Melgen has called himself a “victim” of Wall Street “greed.” In 2005 he sued Banc of America Securities, then an investment subsidiary of Bank of America, after he lost $15 million in what he claimed was securities fraud. He alleged that his entire investment was transferred into the account of a failed trader in order to help him cover a margin call.

Melgen sued the investment bank for the return of his funds, pursuing the case all the way to the Eleventh Circuit Court of Appeals, which decided against him. The case was ultimately remanded to a lower court where it languishes today, more than seven years later.

The doctor, who now faces multiple federal investigations and an $11 million tax lien from the Internal Revenue Service, has piloted at least one other effort to rouse public sentiment against the American financial system.

In 2010 he announced a “public information campaign” in the Dominican Republic press outlets warning foreign investors of the dangers of parking their assets in the United States.

A longtime Democratic Donor, Melgen brought Menendez to the Dominican Republic on his private airplane on at least three occasions.
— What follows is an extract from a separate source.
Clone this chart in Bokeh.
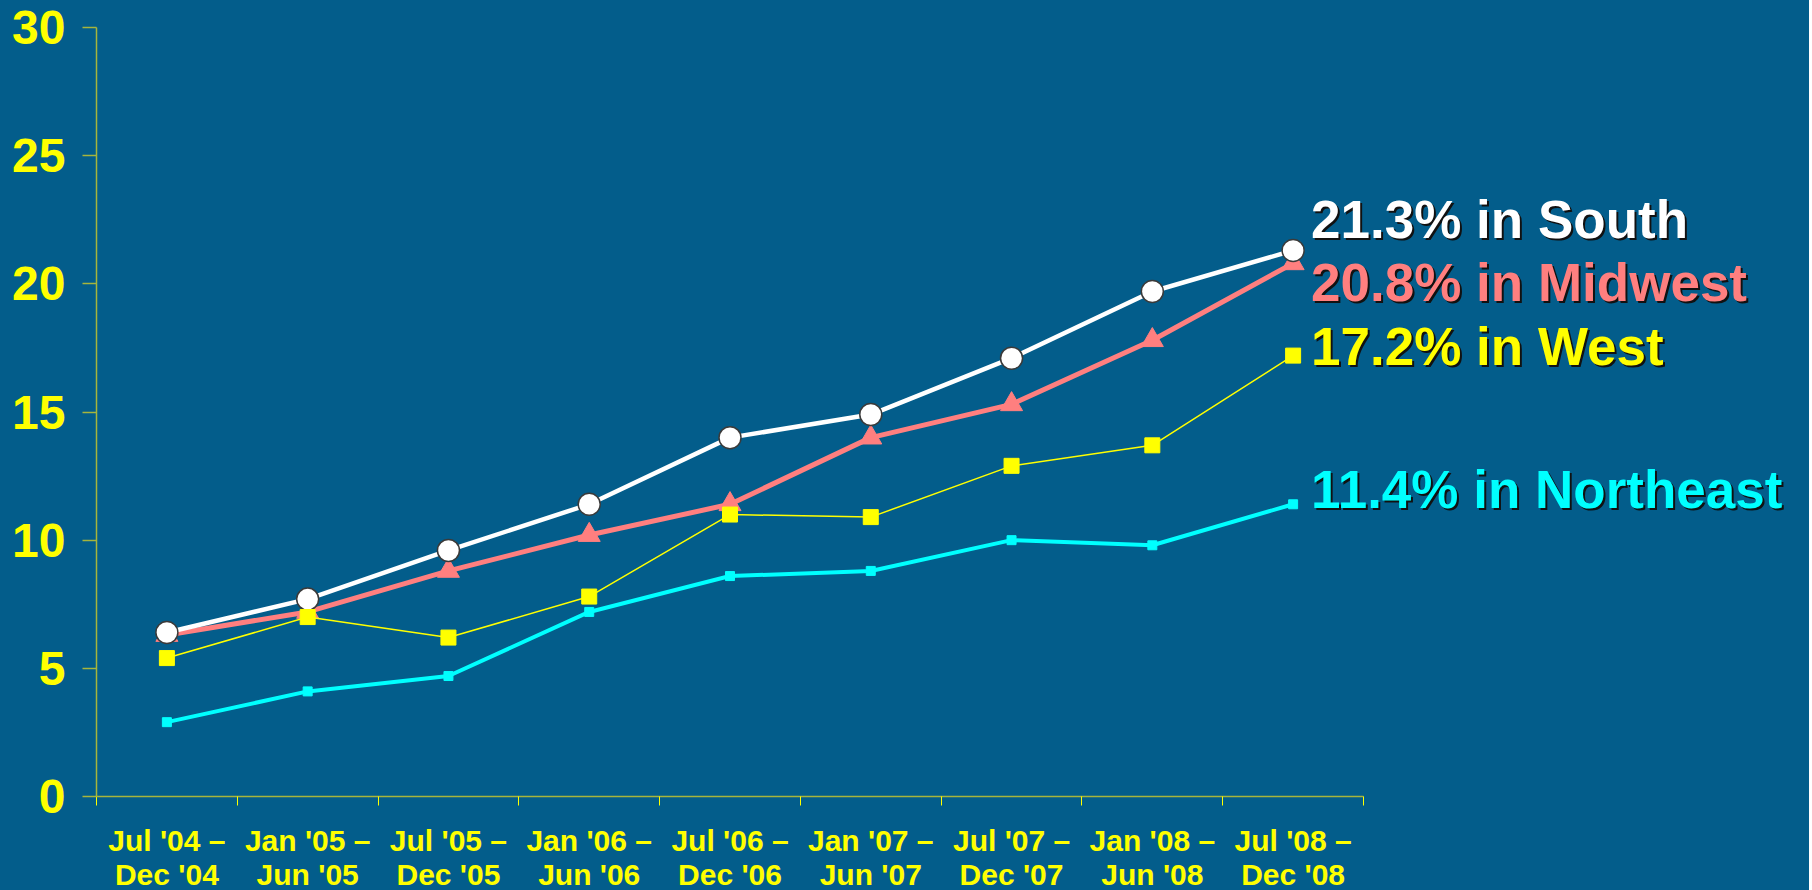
from bokeh.plotting import figure
from bokeh.models import Range1d, FixedTicker, ColumnDataSource, LabelSet
from bokeh.core.properties import value
from bokeh.embed import file_html
from bokeh.resources import INLINE

periods = ["Jul '04 –\nDec '04", "Jan '05 –\nJun '05", "Jul '05 –\nDec '05",
           "Jan '06 –\nJun '06", "Jul '06 –\nDec '06", "Jan '07 –\nJun '07",
           "Jul '07 –\nDec '07", "Jan '08 –\nJun '08", "Jul '08 –\nDec '08"]
south = [6.4, 7.7, 9.6, 11.4, 14.0, 14.9, 17.1, 19.7, 21.3]
midwest = [6.3, 7.2, 8.8, 10.2, 11.4, 14.0, 15.3, 17.8, 20.8]
west = [5.4, 7.0, 6.2, 7.8, 11.0, 10.9, 12.9, 13.7, 17.2]
northeast = [2.9, 4.1, 4.7, 7.2, 8.6, 8.8, 10.0, 9.8, 11.4]
end_labels = ["21.3% in South", "20.8% in Midwest", "17.2% in West", "11.4% in Northeast"]
y_ticks = [0, 5, 10, 15, 20, 25, 30]

BG = "#035D8B"
AXIS = "#a6b53c"
YELLOW = "#FFFF00"
SALMON = "#FF7F7F"
CYAN = "#00FFFF"
FONT = "Liberation Sans"

n = len(periods)
xs = [i + 0.5 for i in range(n)]

AXIS_PX = 1267          # pixel length of the drawn category axis
FRAME_W = 1713          # frame extends to the right to hold the end labels
x_end = FRAME_W * n / AXIS_PX

p = figure(frame_width=FRAME_W, frame_height=769, output_backend="svg", toolbar_location=None,
           x_range=Range1d(0, x_end), y_range=Range1d(0, 30),
           min_border_left=96, min_border_top=27, min_border_right=0, min_border_bottom=85)
p.background_fill_color = None
p.border_fill_color = None
p.styles = {"background-color": BG}
p.outline_line_color = None
p.grid.visible = False

# y axis
ya = p.yaxis[0]
ya.ticker = FixedTicker(ticks=y_ticks, minor_ticks=[])
ya.axis_line_color = AXIS
ya.axis_line_width = 1.5
ya.major_tick_line_color = AXIS
ya.major_tick_line_width = 1.5
ya.major_tick_out = 14
ya.major_tick_in = 0
ya.minor_tick_line_color = None
ya.major_label_text_color = YELLOW
ya.major_label_text_font = FONT
ya.major_label_text_font_style = "bold"
ya.major_label_text_font_size = "48px"
ya.major_label_standoff = 17

# x axis
xa = p.xaxis[0]
xa.bounds = (0, n)
xa.ticker = FixedTicker(ticks=xs, minor_ticks=list(range(n + 1)))
xa.major_label_overrides = {x: lab for x, lab in zip(xs, periods)}
xa.axis_line_color = AXIS
xa.axis_line_width = 1.5
xa.major_tick_line_color = None
xa.major_tick_out = 9
xa.major_tick_in = 0
xa.minor_tick_line_color = YELLOW
xa.minor_tick_out = 9
xa.minor_tick_in = 0
xa.major_label_text_color = YELLOW
xa.major_label_text_font = FONT
xa.major_label_text_font_style = "bold"
xa.major_label_text_font_size = "30px"
xa.major_label_text_line_height = 1.04
xa.major_label_standoff = 18

# series
p.line(xs, northeast, line_color=CYAN, line_width=4)
p.scatter(xs, northeast, marker="square", size=9, fill_color=CYAN, line_color=CYAN)

p.line(xs, midwest, line_color=SALMON, line_width=5)
p.scatter(xs, midwest, marker="triangle", size=22, fill_color=SALMON, line_color=SALMON)

p.line(xs, south, line_color="white", line_width=4.5)
p.scatter(xs, south, marker="circle", size=22, fill_color="white", line_color="#3a3a3a", line_width=1.5)

p.line(xs, west, line_color=YELLOW, line_width=1.5)
p.scatter(xs, west, marker="square", size=15, fill_color=YELLOW, line_color=YELLOW)

# end labels
ys_end = [south[-1], midwest[-1], west[-1], northeast[-1]]
src = ColumnDataSource(dict(
    x=[xs[-1]] * 4, y=ys_end, text=end_labels,
    color=["white", SALMON, YELLOW, CYAN],
    yoff=[31, -19, 9, 15],
))
shadow_src = ColumnDataSource(dict(
    x=[xs[-1]] * 4, y=ys_end, text=end_labels,
    yoff=[29, -21, 7, 13],
))
common = dict(x="x", y="y", text="text", text_font=value(FONT), text_font_style="bold",
              text_font_size="53px", text_baseline="middle", text_align="left")
p.add_layout(LabelSet(source=shadow_src, x_offset=20, y_offset="yoff", text_color="#111111", **common))
p.add_layout(LabelSet(source=src, x_offset=18, y_offset="yoff", text_color="color", **common))

open("out.html", "w").write(file_html(p, INLINE))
There the men allegedly slept with prostitutes in what a Dominican official last year told The Daily Caller was a series of alcohol-fueled sex parties.

Two anonymous women told a whistle-blower in 2012 that they were underage when they first had sex with Menendez for money.

Melgen cloaked his Too Big To Care campaign in populist language. “The American people bailed out the big banks because our politicians deemed them Too Big to Fail” his press release read.

“But since then, the banks have profited immensely at taxpayer expense while arrogantly paying their executives millions in bonuses and treating the very taxpayers that bailed them out with scorn and indifference.”

Melgen’s family has donated heavily to Democratic politicians, giving Menendez at least $33,000 and former Sen. Chris Dodd $18,500. Both have been involved with financial and banking regulations. (RELATED: Watchdogs say Menendez’s ties to one-time Miami aide and FBI-probed donor “raises eyebrows”)

Melgen has feted Dodd in his home in the La Romana resort to in the Dominican Republic. He has said the senator’s signature Dodd-Frank banking regulation law lacked sufficient enforcement mechanisms.

The Too Big To Care website, later rebranded “Americans for Banking Justice,” specifically linked Melgen’s efforts to a Senate lobbying push. Online records indicate that it was set up by CVOX, a Miami-based financial and technology communications firm.

“Given the potential impact of this precedent on the U.S. financial system, Dr. Melgen is taking this case to the U.S. Senate Banking Committee in an effort to urge them to consider convening a special hearing to discuss the effect this could have in further eroding the credibility of U.S. Banking system,” according to that Web page.

“Interestingly, a Senate Banking Committee staffer revealed that one of the issues not addressed in the Dodd-Frank legislation is the custodial responsibility brokers should have towards investors. This omission in US law creates a risk to any investor who places his assets in the custody of brokers, and has to be corrected.”

Menendez serves on the Senate banking and finance committees. While in the Senate, Dodd served on the banking committee, and on subcommittees devoted to securities, insurance, and investment; and international trade and finance.)